Robert Trent Jones, Jr., has been designing golf courses for most of his 67 years. The son of the legendary architect who built Peachtree in Atlanta and remodeled Oakland Hills in Michigan, Jones branched out on his own in the 1960s. Since then, he has made his name with courses like The Links at Spanish Bay in California, Blessings in Arkansas, and literally hundreds more. (Click here for an article on Blessings and its Marlon Blackwell-designed clubhouse.) His sculpted landscapes can be found in China, the UAE, and on the White House lawn, where he fashioned the putting green for President Clinton. He recently took some time from his still-frenetic design schedule to speak with Austin Kelley about landscape, environment, and the connections between golf architecture, Beethoven, and World War I.
Your father was a pioneer of golf course design, and you apprenticed with him. What did you learn from him?
First of all, I learned the love of the game of golf. I'm a player first and a golf architect second. It's kind of like a football player who plays both ways. But I'm more like a goalie because the ball is coming at me, so to speak, and I'm thinking of different defenses and tactics to challenge the players' thoughts and athletic skills.
What is your favorite course that you've designed?
There may be ten that I remember the experience of doing that are very significant. They would include Princeville in Kauai, Spanish Bay in California, the Moscow Country Club in Russia — the first course ever built in then the Soviet Union, now Russia — Blessings, Chambers Bay in Tacoma, Washington, Tamarack in Idaho, and Sunday River in Maine.
Which are your favorites designed by others?
I'm a member of Pine Valley and San Francisco Golf Club. One was designed by [A.W.] Tillinghast. The other was designed by Harry S. Colt. Those are beautiful golf experiences, the whole experience, not just the course. It's real golf.
Do you ever re-visit a course you've designed and wish you'd done something differently?
We revisit courses we've designed, and we do update them 20 or 30 years after. Golf is played on living turf. It's growing every day so I might be Beethoven with music, but it might be a jazz musician who's maintaining it. So I've got to get back to first principles and/or if there's some change that's been made adopt them and update them.

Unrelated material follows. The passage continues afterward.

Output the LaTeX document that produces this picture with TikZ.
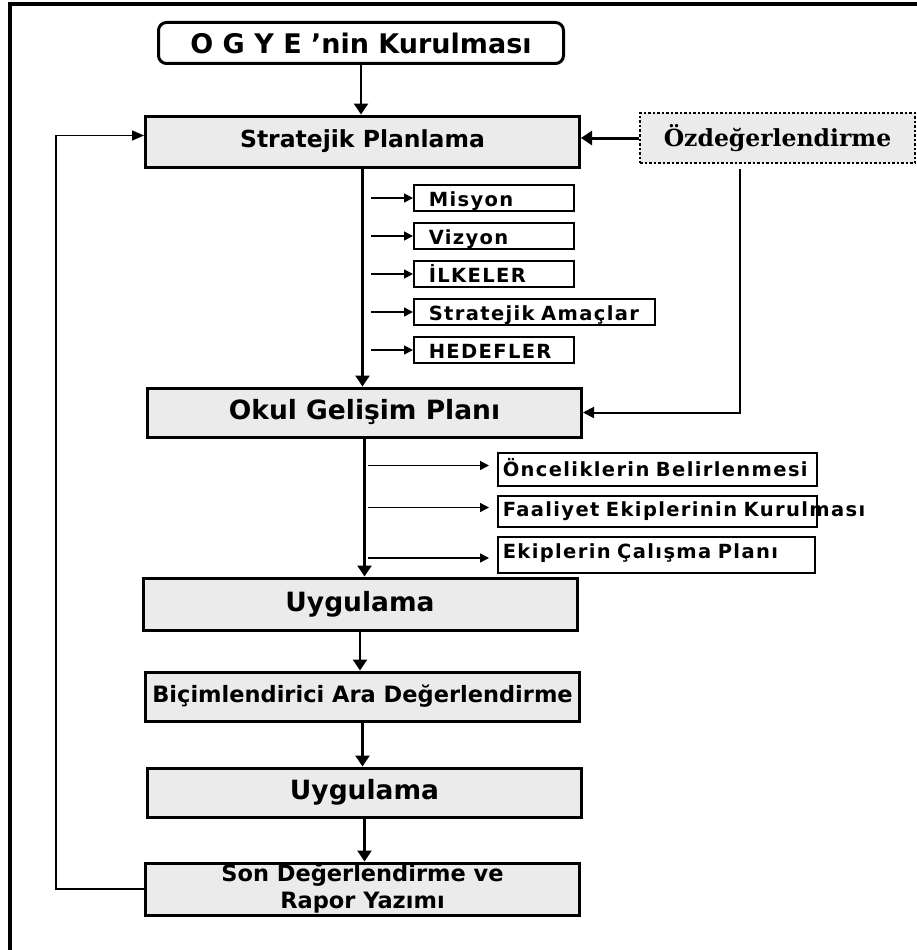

You are a poet and a poetry fan. Are you inspired by other artistic disciplines?
I use other art forms, particularly music. I use it for rhythm or cadence. In golf architecture you have a certain rhythm to a golf course. You get into the spirit of playing it, and you can't wait for the next tee. If it's a disjointed rhythm, you don't look forward to the hole.
What particular music inspires you?
I like to say the first hole at Poppy Hills is harder than Beethoven's Fifth. It's a joke, but it tells you you're there to play golf. Dum dum dum dummm. Right away you know you're in for some strong music. My friend Nolan Gasser, who's a composer, is setting some of my poems to full symphonic music, three of which have already been performed.
What did you learn from the translation from one genre to another—poetry to music?
I've learned so much about the art and theory of music. There are a lot of mathematical relationships in music and other arts. There are specific reasons why something is beautiful to the ear or to the eye. We call it the principle of harmony in art and landscape architecture, where you use a silhouette in the far-ground and replicate it in the foreground in another way. If you think of Beethoven's Fifth, you can see how he used [a certain theme], and he kept repeating it.